_Exercise:_ Reproduce each line of the material exactly, minus any picture.

◇ ◇ ◇ ◇

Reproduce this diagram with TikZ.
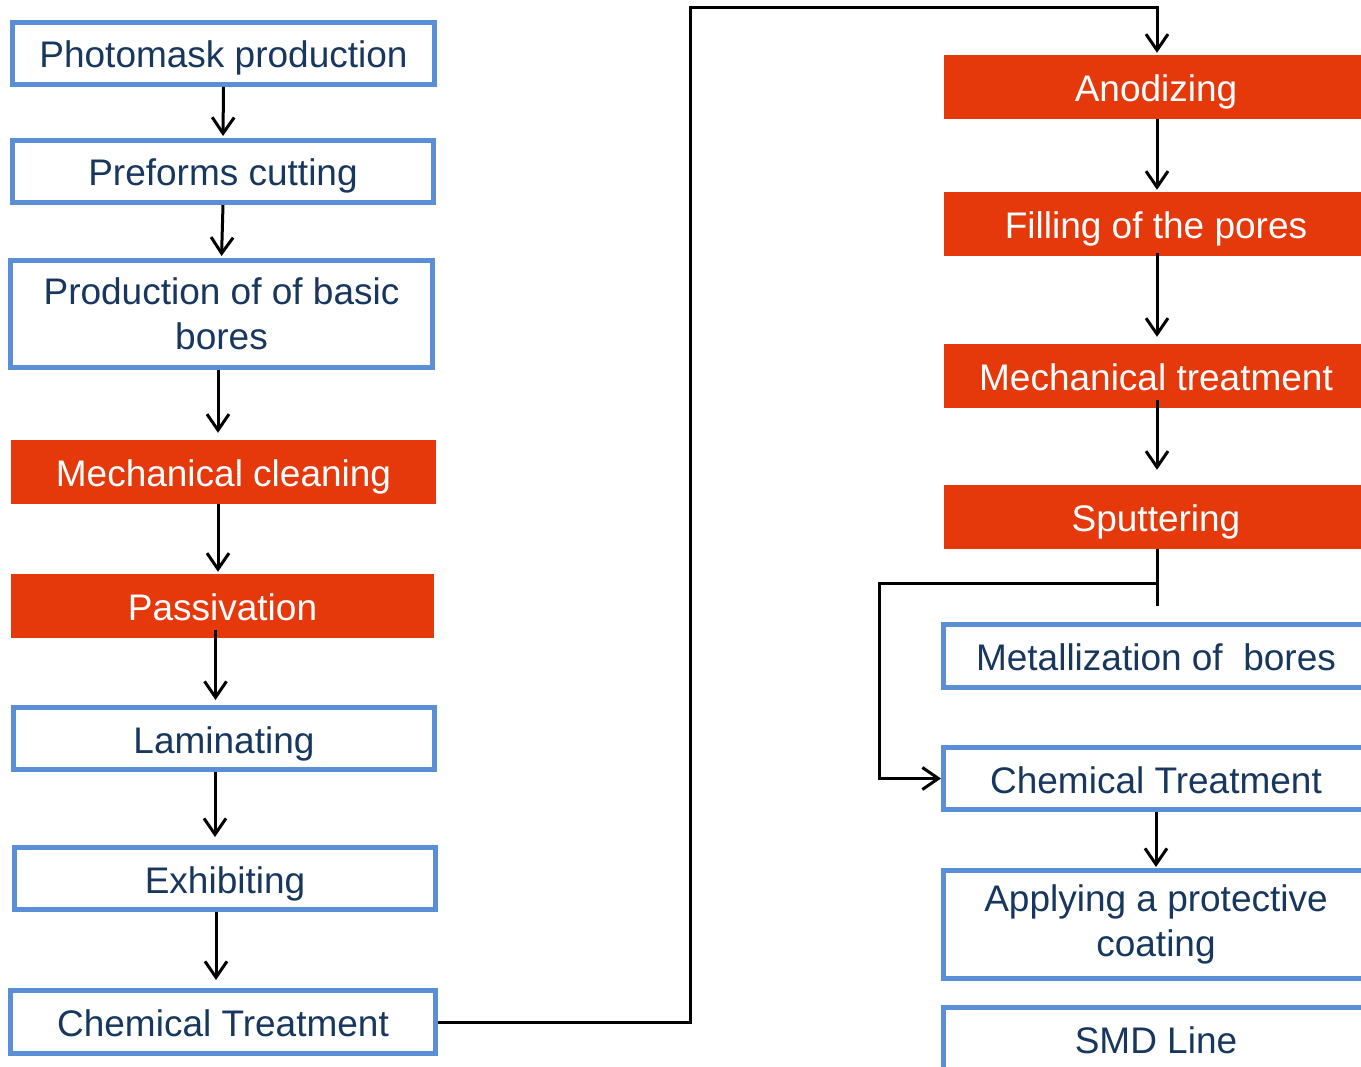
\documentclass[tikz,border=0pt]{standalone}
\usepackage{fontspec}
\setmainfont{Liberation Sans}
\usetikzlibrary{arrows.meta}
\definecolor{boxblue}{HTML}{5A8ED6}
\definecolor{procred}{HTML}{E5390B}
\definecolor{textblue}{HTML}{17375E}
\begin{document}
\begin{tikzpicture}[x=1pt,y=-1pt,
  font=\fontsize{37}{45}\selectfont,
  bluebox/.style={draw=boxblue,line width=5pt,fill=white,text=textblue,
    minimum width=422pt,minimum height=62pt,inner sep=0pt,align=center},
  redbox/.style={fill=procred,text=white,minimum width=424pt,
    minimum height=64pt,inner sep=0pt,oneline},
  oneline/.style={text height=35pt,text depth=6pt},
  flow/.style={line width=3pt,-{Straight Barb[length=16pt,width=22pt]}},
  link/.style={line width=3pt}]
\useasboundingbox (0,0) rectangle (1361,1067);
\clip (0,0) rectangle (1361,1067);
\fill[white] (0,0) rectangle (1361,1067);
% left column
\node[bluebox,oneline] (photo) at (223.5,53.5) {Photomask production};
\node[bluebox,oneline,minimum width=421pt] (pref) at (223,171.5) {Preforms cutting};
\node[bluebox,minimum height=107pt] (prod) at (221.5,314) {Production of of basic\\bores};
\node[redbox,minimum width=425pt] (mclean) at (223.5,472) {Mechanical cleaning};
\node[redbox,minimum width=423pt] (pass) at (222.5,606) {Passivation};
\node[bluebox,oneline,minimum width=421pt] (lam) at (224,738.5) {Laminating};
\node[bluebox,oneline,minimum width=421pt] (exh) at (225,878.5) {Exhibiting};
\node[bluebox,oneline,minimum width=425pt,minimum height=63pt] (lchem) at (223,1022) {Chemical Treatment};
% right column
\node[redbox] (anod) at (1156,87) {Anodizing};
\node[redbox] (fill) at (1156,224) {Filling of the pores};
\node[redbox] (mtreat) at (1156,376) {Mechanical treatment};
\node[redbox] (sput) at (1156,517) {Sputtering};
\node[bluebox,oneline,minimum width=425pt,minimum height=63pt] (metal) at (1156,656) {Metallization of~ bores};
\node[bluebox,oneline,minimum width=425pt] (rchem) at (1156,778.5) {Chemical Treatment};
\node[bluebox,minimum width=425pt,minimum height=108pt] (apply) at (1156,924.5) {Applying a protective\\coating};
\node[bluebox,oneline,minimum width=425pt] (smd) at (1156,1038.5) {SMD Line};
% corners
\coordinate (top) at (690,8);
\coordinate (split) at (1157,583);
\coordinate (loop) at (879,778.5);
% arrows
\draw[flow,shorten >=2pt] (photo.south) -- (pref.north);
\draw[flow,shorten >=2pt] (pref.south) -- (prod.north);
\draw[flow,shorten >=7pt] ([xshift=-3.5pt]prod.south) -- ([xshift=-3.5pt]prod.south |- mclean.north);
\draw[flow,shorten >=2pt] ([xshift=-5.5pt]mclean.south) -- ([xshift=-5.5pt]mclean.south |- pass.north);
\draw[flow,shorten <=-8pt,shorten >=5pt] ([xshift=-7pt]pass.south) -- ([xshift=-7pt]pass.south |- lam.north);
\draw[flow,shorten >=8pt] ([xshift=-9pt]lam.south) -- ([xshift=-9pt]lam.south |- exh.north);
\draw[flow,shorten >=8pt] ([xshift=-9pt]exh.south) -- ([xshift=-9pt]exh.south |- lchem.north);
\draw[flow,shorten >=2pt] (lchem.east) -| (top) -| ([xshift=1pt]anod.north);
\draw[flow,shorten >=2pt] ([xshift=1pt]anod.south) -- ([xshift=1pt]fill.north);
\draw[flow,shorten <=-3pt,shorten >=7pt] ([xshift=1pt]fill.south) -- ([xshift=1pt]mtreat.north);
\draw[flow,shorten <=-8pt,shorten >=15pt] ([xshift=1pt]mtreat.south) -- ([xshift=1pt]sput.north);
\draw[link] ([xshift=1pt]sput.south) -- ++(0,57);
\draw[flow] (split) -| (loop) -- (rchem.west);
\draw[flow,shorten >=1pt] (rchem.south) -- (apply.north);
\end{tikzpicture}
\end{document}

◇ ◇ ◇ ◇

_Response:_
Reproduce this diagram with TikZ.
\documentclass[tikz,border=0pt]{standalone}
\usepackage{fontspec}
\setmainfont{Liberation Sans}
\usetikzlibrary{arrows.meta}
\definecolor{boxblue}{HTML}{5A8ED6}
\definecolor{procred}{HTML}{E5390B}
\definecolor{textblue}{HTML}{17375E}
\begin{document}
\begin{tikzpicture}[x=1pt,y=-1pt,
  font=\fontsize{37}{45}\selectfont,
  bluebox/.style={draw=boxblue,line width=5pt,fill=white,text=textblue,
    minimum width=422pt,minimum height=62pt,inner sep=0pt,align=center},
  redbox/.style={fill=procred,text=white,minimum width=424pt,
    minimum height=64pt,inner sep=0pt,oneline},
  oneline/.style={text height=35pt,text depth=6pt},
  flow/.style={line width=3pt,-{Straight Barb[length=16pt,width=22pt]}},
  link/.style={line width=3pt}]
\useasboundingbox (0,0) rectangle (1361,1067);
\clip (0,0) rectangle (1361,1067);
\fill[white] (0,0) rectangle (1361,1067);
% left column
\node[bluebox,oneline] (photo) at (223.5,53.5) {Photomask production};
\node[bluebox,oneline,minimum width=421pt] (pref) at (223,171.5) {Preforms cutting};
\node[bluebox,minimum height=107pt] (prod) at (221.5,314) {Production of of basic\\bores};
\node[redbox,minimum width=425pt] (mclean) at (223.5,472) {Mechanical cleaning};
\node[redbox,minimum width=423pt] (pass) at (222.5,606) {Passivation};
\node[bluebox,oneline,minimum width=421pt] (lam) at (224,738.5) {Laminating};
\node[bluebox,oneline,minimum width=421pt] (exh) at (225,878.5) {Exhibiting};
\node[bluebox,oneline,minimum width=425pt,minimum height=63pt] (lchem) at (223,1022) {Chemical Treatment};
% right column
\node[redbox] (anod) at (1156,87) {Anodizing};
\node[redbox] (fill) at (1156,224) {Filling of the pores};
\node[redbox] (mtreat) at (1156,376) {Mechanical treatment};
\node[redbox] (sput) at (1156,517) {Sputtering};
\node[bluebox,oneline,minimum width=425pt,minimum height=63pt] (metal) at (1156,656) {Metallization of~ bores};
\node[bluebox,oneline,minimum width=425pt] (rchem) at (1156,778.5) {Chemical Treatment};
\node[bluebox,minimum width=425pt,minimum height=108pt] (apply) at (1156,924.5) {Applying a protective\\coating};
\node[bluebox,oneline,minimum width=425pt] (smd) at (1156,1038.5) {SMD Line};
% corners
\coordinate (top) at (690,8);
\coordinate (split) at (1157,583);
\coordinate (loop) at (879,778.5);
% arrows
\draw[flow,shorten >=2pt] (photo.south) -- (pref.north);
\draw[flow,shorten >=2pt] (pref.south) -- (prod.north);
\draw[flow,shorten >=7pt] ([xshift=-3.5pt]prod.south) -- ([xshift=-3.5pt]prod.south |- mclean.north);
\draw[flow,shorten >=2pt] ([xshift=-5.5pt]mclean.south) -- ([xshift=-5.5pt]mclean.south |- pass.north);
\draw[flow,shorten <=-8pt,shorten >=5pt] ([xshift=-7pt]pass.south) -- ([xshift=-7pt]pass.south |- lam.north);
\draw[flow,shorten >=8pt] ([xshift=-9pt]lam.south) -- ([xshift=-9pt]lam.south |- exh.north);
\draw[flow,shorten >=8pt] ([xshift=-9pt]exh.south) -- ([xshift=-9pt]exh.south |- lchem.north);
\draw[flow,shorten >=2pt] (lchem.east) -| (top) -| ([xshift=1pt]anod.north);
\draw[flow,shorten >=2pt] ([xshift=1pt]anod.south) -- ([xshift=1pt]fill.north);
\draw[flow,shorten <=-3pt,shorten >=7pt] ([xshift=1pt]fill.south) -- ([xshift=1pt]mtreat.north);
\draw[flow,shorten <=-8pt,shorten >=15pt] ([xshift=1pt]mtreat.south) -- ([xshift=1pt]sput.north);
\draw[link] ([xshift=1pt]sput.south) -- ++(0,57);
\draw[flow] (split) -| (loop) -- (rchem.west);
\draw[flow,shorten >=1pt] (rchem.south) -- (apply.north);
\end{tikzpicture}
\end{document}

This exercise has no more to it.